2006-09-21 Thread Larry Bates
Brant Sears wrote:
> Hi. I'm new to Python and I am trying to use the latest release (2.5) on
> Windows XP.
> 
> What I want to do is execute a program and have the results of the
> execution assigned to a variable. According to the documentation the way
> to do this is as follows:
> 
> import commands
> x = commands.getstatusoutput('dir')
> 
> This should assign "x" to be the output of the command "dir". However,
> when I run this (or any other command), x ends up being:
> 
> (1, "'{' is not recognized as an internal or external command,\noperable
> program or batch file.")
> 
> From looking through the documentation, I'm believing that the
> implementation of commands.getstatusoutput is actually some multi-step
> thing that starts with issuing the bracket character that is being
> choked on.

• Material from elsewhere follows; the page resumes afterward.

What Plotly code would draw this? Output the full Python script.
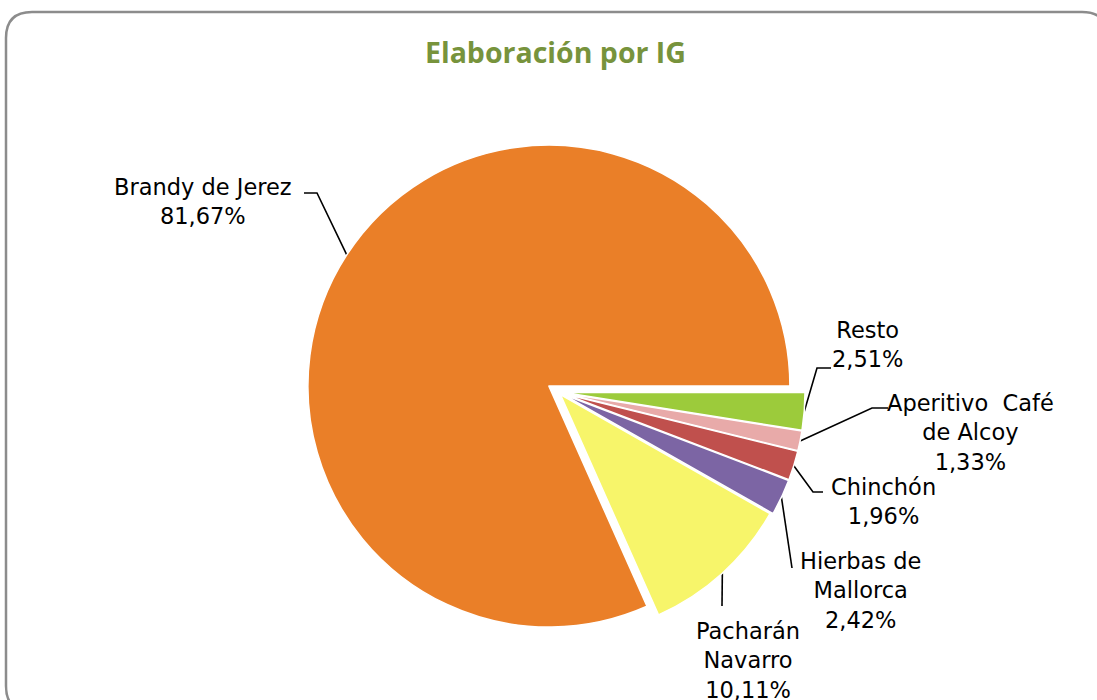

This leads me to believe that Python or perhaps just the
> commands module is not setup correctly on my computer.
> 
> I installed Python using the Python2-5.msi link that I found at:
> http://www.python.org/download/releases/2.5/
> 
> I left everything the default during installation, so Python was
> installed to C:\Python25. The only other thing I did was add this PATH
> variable on my computer.
> 
> Any ideas on what I might do to troubleshoot this?
> 
> Thanks!
> 
> Brant Sears

Others have answered your specific question, but on a more general note:

If you want directory information use os.listdir or glob.glob instead.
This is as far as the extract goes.